Trần Văn Nhung

Personal information
- Full name: Trần Văn Nhung
- Date of birth: 1933
- Place of birth: Hóc Môn, French Cochinchina
- Date of death: 10 October 2020 (aged 87)
- Place of death: Ho Chi Minh City, Vietnam
- Height: 1.60 m (5 ft 3 in)
- Positions: Forward; right winger;

Youth career
- Cercle Sportif Saïgonnais

Senior career*
- Years: Team / Apps / (Gls)
- Cercle Sportif Saïgonnais
- 0000–1974: Association de la Jeunesse sportive

International career
- 1950–1964: South Vietnam / 8+ / (4+)

= Trần Văn Nhung =

Vietnamese footballer (1933–2020)

Trần Văn Nhung (1933 – 10 October 2020), also known as Pierre, was a Vietnamese footballer who played as a forward and right winger for the South Vietnam national team. He was nicknamed "The Divine Horse" because of his acceleration.

==Club career==
Born in the Hóc Môn district of Saigon in 1933, Nhung initially held French citizenship. Upon Vietnamese independence, he kept the name Pierre. Following the 1954 Geneva Conference, where the French were order to withdraw from Vietnam, he was offered the chance to play football in France, but declined and stayed in South Vietnam.

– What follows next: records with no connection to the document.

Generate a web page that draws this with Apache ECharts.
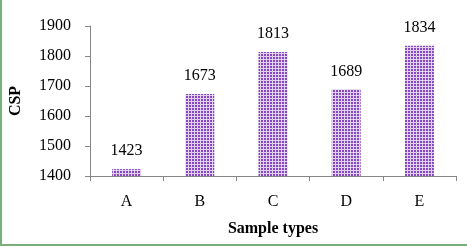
<!DOCTYPE html>
<html><head><meta charset="utf-8">
<script src="https://cdn.jsdelivr.net/npm/echarts@6/dist/echarts.min.js"></script>
<style>
html,body{margin:0;padding:0;background:#fff;}
#wrap{position:absolute;left:0;top:0;width:467px;height:246px;box-sizing:border-box;border-left:2px solid #79b079;border-bottom:2px solid #79b079;}
#c{position:absolute;left:0;top:0;width:467px;height:246px;}
</style></head>
<body>
<div id="wrap"></div>
<div id="c"></div>
<script>
var categories = ['A','B','C','D','E'];
var values = [1423, 1673, 1813, 1689, 1834];
var yTicks = [1400, 1500, 1600, 1700, 1800, 1900];

var pc = document.createElement('canvas');
pc.width = 3; pc.height = 3;
var g = pc.getContext('2d');
g.fillStyle = '#e2d2f0'; g.fillRect(0,0,3,3);
g.fillStyle = '#8448c0'; g.fillRect(0,0,2,2);

var chart = echarts.init(document.getElementById('c'), null, {renderer:'canvas'});
var font = '"Liberation Serif", "Times New Roman", serif';
chart.setOption({
  animation:false,
  grid:{left:89, right:11, top:26, bottom:70},
  xAxis:{type:'category', data:categories,
    axisLine:{lineStyle:{color:'#868686', width:1}},
    axisTick:{show:true, length:5, lineStyle:{color:'#868686'}},
    axisLabel:{color:'#000', fontFamily:font, fontSize:16, margin:18},
    name:'Sample types', nameLocation:'middle', nameGap:45,
    nameTextStyle:{color:'#000', fontFamily:font, fontSize:16, fontWeight:'bold'}},
  yAxis:{type:'value', min:yTicks[0], max:yTicks[yTicks.length-1], interval:100,
    axisLine:{show:true, lineStyle:{color:'#868686'}},
    axisTick:{show:true, length:5, lineStyle:{color:'#868686'}},
    splitLine:{show:false},
    axisLabel:{color:'#000', fontFamily:font, fontSize:16, margin:19, formatter:function(v){return String(v);}},
    name:'CSP', nameLocation:'middle', nameGap:66, nameRotate:90,
    nameTextStyle:{color:'#000', fontFamily:font, fontSize:16, fontWeight:'bold'}},
  series:[{type:'bar', data:values, barWidth:29,
    itemStyle:{color:{image:pc, repeat:'repeat'}},
    label:{show:true, position:'top', distance:10, color:'#000', fontFamily:font, fontSize:16}}]
});
</script>
</body></html>
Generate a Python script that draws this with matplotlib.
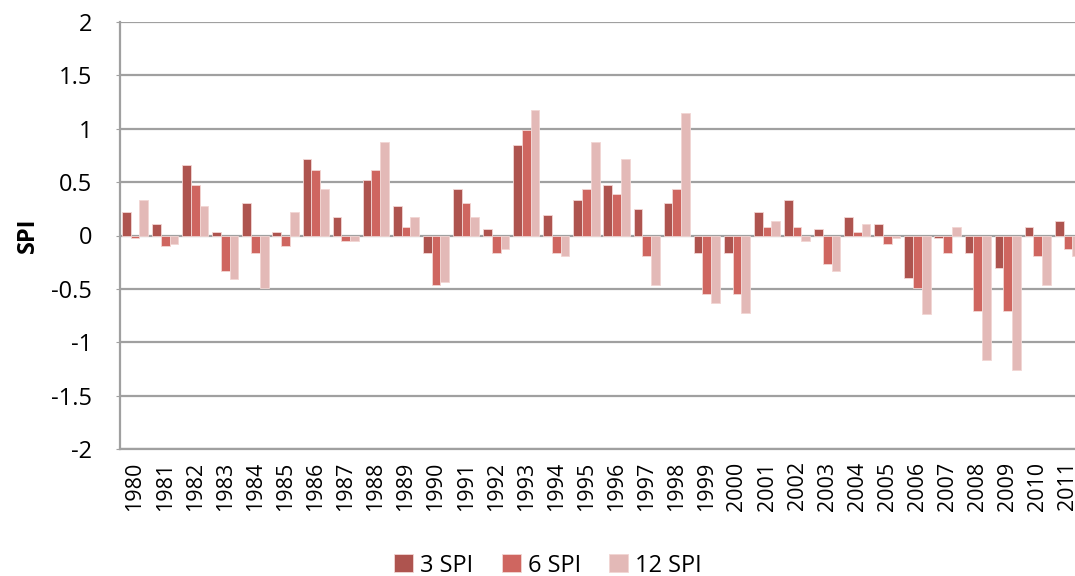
import numpy as np
import matplotlib
matplotlib.use("Agg")
from matplotlib import pyplot as plt

plt.rcParams['font.family'] = ['Open Sans', 'DejaVu Sans']

years = [str(y) for y in range(1980, 2012)]

spi3 = [0.22, 0.11, 0.66, 0.03, 0.30, 0.03, 0.72, 0.17, 0.52, 0.28,
        -0.16, 0.44, 0.06, 0.85, 0.19, 0.33, 0.47, 0.25, 0.30, -0.16,
        -0.16, 0.22, 0.33, 0.06, 0.17, 0.11, -0.40, -0.02, -0.16, -0.30,
        0.08, 0.14]
spi6 = [-0.02, -0.10, 0.47, -0.33, -0.16, -0.10, 0.61, -0.05, 0.61, 0.08,
        -0.46, 0.30, -0.16, 0.99, -0.16, 0.44, 0.39, -0.19, 0.44, -0.55,
        -0.55, 0.08, 0.08, -0.27, 0.03, -0.08, -0.49, -0.16, -0.71, -0.71,
        -0.19, -0.13]
spi12 = [0.33, -0.08, 0.28, -0.41, -0.49, 0.22, 0.44, -0.05, 0.88, 0.17,
         -0.44, 0.17, -0.13, 1.18, -0.19, 0.88, 0.72, -0.46, 1.15, -0.63,
         -0.73, 0.14, -0.05, -0.33, 0.11, -0.02, -0.74, 0.08, -1.17, -1.26,
         -0.46, -0.19]

series = [('3 SPI', spi3, '#AE544F'),
          ('6 SPI', spi6, '#CF6660'),
          ('12 SPI', spi12, '#E3B9B7')]

fig = plt.figure(figsize=(10.75, 5.76), dpi=100)
# plot area runs past the right edge, as in the original
ax = fig.add_axes([120 / 1075, 1 - 449 / 576, 963 / 1075, 427 / 576])

x = np.arange(len(years))
w = 0.29
for i, (name, vals, col) in enumerate(series):
    ax.bar(x + (i - 1) * w, vals, w, color=col, label=name,
           edgecolor='#F2D6D4', linewidth=0.6, zorder=3)

ax.set_xlim(-0.5, len(years) - 0.5)
ax.set_ylim(-2, 2)
ax.set_yticks(np.arange(-2, 2.01, 0.5))
ax.set_yticklabels(['-2', '-1.5', '-1', '-0.5', '0', '0.5', '1', '1.5', '2'])
ax.set_xticks(x)
ax.set_xticklabels(years, rotation=90)

ax.grid(axis='y', color='#A0A0A0', linewidth=1.6, zorder=0)
ax.set_axisbelow(True)
for s in ['top', 'right']:
    ax.spines[s].set_visible(False)
ax.spines['left'].set_color('#A0A0A0')
ax.spines['left'].set_linewidth(1.6)
ax.spines['bottom'].set_color('#A0A0A0')
ax.spines['bottom'].set_linewidth(1.6)

ax.tick_params(axis='y', labelsize=17, length=3, color='#A0A0A0', pad=17)
ax.tick_params(axis='x', labelsize=15.5, length=0, pad=9)

ax.set_ylabel('SPI', fontsize=17, fontweight='bold')
ax.yaxis.set_label_coords(-0.083, 0.5)

fig.legend(loc='center', bbox_to_anchor=(0.51, 0.018), ncol=3, frameon=False,
           fontsize=17, handlelength=0.8, handleheight=0.8,
           handletextpad=0.3, columnspacing=1.2)

plt.savefig('out.png', dpi=100)
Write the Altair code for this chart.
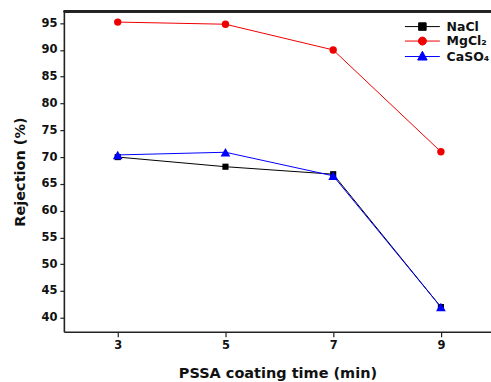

He joined the Cercle Sportif Saïgonnais when he was young. By 1952, he had joined Association de la Jeunesse sportive, where he retired in late 1974.

==International career==
Nhung made his debut for the South Vietnam national team in 1950, at the age of 17. He was part of the South Vietnam squads at both the 1956 and 1960 AFC Asian Cups, as well as at the 1959 SEAP Games, where he helped them win a gold medal in the football tournament, the 1954 and 1962 Asian Games, and 1964 Summer Olympics qualifiers. He retired from the national team following the Olympics qualifiers, to make way for younger South Vietnamese players.

==Death==
Nhung died in the morning of 10 October 2020, at the age of 87, following a battle with a serious illness. He was one of the last member of South Vietnam's 1959 SEAP Games gold medal-winning squad to pass away.